Problem details. Copy out the listing that follows exactly, dropping every picture.

Dataset excerpt.
--- begin ---

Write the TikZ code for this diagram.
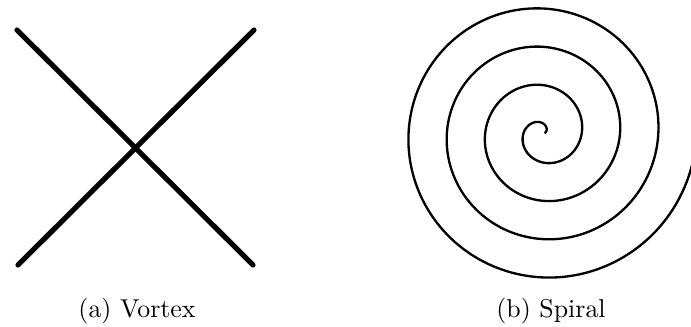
\documentclass[tikz,border=0pt]{standalone}
\usetikzlibrary{positioning}
\tikzset{vortex/.style={line width=2pt, line cap=round}}
\tikzset{spiral/.style={line width=0.9pt}}

\begin{document}
\begin{tikzpicture}[x=0.387pt, y=0.387pt]
  \useasboundingbox (0,0) rectangle (691,327);
  \clip (0,0) rectangle (691,327);

  % vortex
  \coordinate (tl) at (17,297);
  \coordinate (tr) at (254,297);
  \coordinate (bl) at (18,62);
  \coordinate (br) at (253,62);
  \draw[vortex] (tl) -- (br);
  \draw[vortex] (tr) -- (bl);

  % spiral
  \draw[spiral, shift={(543,193.6)}, domain=10:1440, samples=600, smooth, variable=\t]
    plot ({(0.4+0.1064*\t)*cos(\t)}, {(0.4+0.1064*\t)*sin(\t)});

  \node[anchor=base] (capa) at (137,9) {(a) Vortex};
  \node[anchor=base] (capb) at (551,9) {(b) Spiral};
\end{tikzpicture}
\end{document}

--- end ---

Exercise output.
Write the TikZ code for this diagram.
\documentclass[tikz,border=0pt]{standalone}
\usetikzlibrary{positioning}
\tikzset{vortex/.style={line width=2pt, line cap=round}}
\tikzset{spiral/.style={line width=0.9pt}}

\begin{document}
\begin{tikzpicture}[x=0.387pt, y=0.387pt]
  \useasboundingbox (0,0) rectangle (691,327);
  \clip (0,0) rectangle (691,327);

  % vortex
  \coordinate (tl) at (17,297);
  \coordinate (tr) at (254,297);
  \coordinate (bl) at (18,62);
  \coordinate (br) at (253,62);
  \draw[vortex] (tl) -- (br);
  \draw[vortex] (tr) -- (bl);

  % spiral
  \draw[spiral, shift={(543,193.6)}, domain=10:1440, samples=600, smooth, variable=\t]
    plot ({(0.4+0.1064*\t)*cos(\t)}, {(0.4+0.1064*\t)*sin(\t)});

  \node[anchor=base] (capa) at (137,9) {(a) Vortex};
  \node[anchor=base] (capb) at (551,9) {(b) Spiral};
\end{tikzpicture}
\end{document}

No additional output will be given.